Non tutte le zone del Paese contribuiscono alla stessa misura: mentre il Nord ha raccolto nel 2014 quasi la metà del quantitativo complessivo (49,2%), il Centro e il Sud si attestano rispettivamente sul 26,3% e sul 24,5%. Ciononostante sono proprio le macroaree centrali e meridionali a mostrare, nell’ultimo anno, le migliori performance di crescita (rispettivamente +12,7% e +12,5%), contro il +11,7% fatto registrare dal Settentrione. Tra le regioni maggiormente virtuose, invece, spiccano il Trentino Alto Adige e la Basilicata che hanno messo a segno una raccolta pro capite di 3,4 kg (la media nazionale è di 2 kg), a seguire la Toscana con 3,3 kg. Nonostante la buona crescita, però, l’Italia rimane indietro rispetto ad alcuni Paesi europei, che già da tempo hanno compreso il grande valore del recupero dei rifiuti tessili. La Germania, ad esempio, riesce a intercettare il 66% degli indumenti usati (quasi 8 kg pro capite), il Belgio il 65%, la Danimarca il 58%, la Francia il 48% e l’Austria il 40%, mentre l’Italia non va oltre il 22%. Un sistema efficiente di raccolta degli abiti usati significherebbe per il nostro Paese un notevole risparmio economico dovuto alla minore spesa sia per lo smaltimento in discarica di centinaia di migliaia di tonnellate di rifiuti all’anno sia per l’approvvigionamento di nuove materie prime.

Non solo: sarebbe anche un importante strumento per la riduzione dell’impatto ambientale delle attività industriali.
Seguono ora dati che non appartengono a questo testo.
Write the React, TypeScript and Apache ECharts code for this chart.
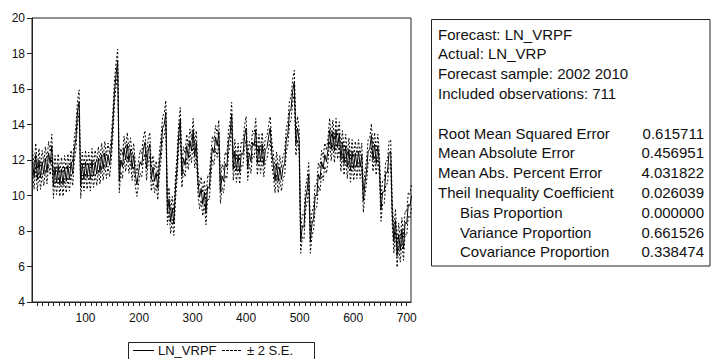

Secondo uno studio di qualche tempo fa realizzato dall’Università di Copenhagen, infatti, con la raccolta di un solo chilogrammo di indumenti usati si riduce l’emissione di 3,6 kg di Co2, si evita il consumo di 6.000 litri d’acqua, l’utilizzo di 300 grammi di fertilizzanti e di 200 grammi di pesticidi. Per l’Italia, questi numeri si tradurrebbero, in un anno, nell’evitare di emettere nell’aria 864.000 tonnellate di Co2, nel risparmio di 1.440 milioni di metri cubi d’acqua, in 72.000 tonnellate in meno di fertilizzanti e di 48.000 tonnellate di pesticidi. Per arrivare a tali risultati, però, occorre spingere sull’acceleratore non soltanto in termini culturali attraverso campagne di sensibilizzazione destinate ai cittadini, ma soprattutto con l’introduzione di regole chiare e trasparenti in grado di disciplinare le attività di raccolta, riciclo, preparazione per il riutilizzo e riuso degli abiti usati, rendendo tracciabili tutti i flussi gestiti dal sistema.

«È necessario che si proceda in tempi rapidi alla definizione del decreto previsto dal Testo unico ambientale – afferma Edoardo Amerini, presidente del Conau – per fornire un riferimento univoco e preciso su tutto il territorio nazionale per la disciplina delle attività di recupero e riuso degli abiti usati, con l’individuazione dei requisiti degli operatori e delle reti accreditate per la gestione degli stessi». Attualmente – secondo un’indagine svolta proprio dal Conau – sarebbero presenti su tutto il territorio nazionale circa 4.000 cassonetti non autorizzati attraverso i quali si raccoglierebbero non meno di 15.000 tonnellate di abiti all’anno. Se si considerano anche i quantitativi raccolti con il sistema “porta a porta” e con le campagne di rottamazione organizzate dalle grandi catene commerciali del nuovo, si stima che il circuito non ufficiale possa mettere insieme circa 25.000 tonnellate all’anno, pari a quasi un quinto del risultato complessivo raggiunto nel 2014 dal Conau.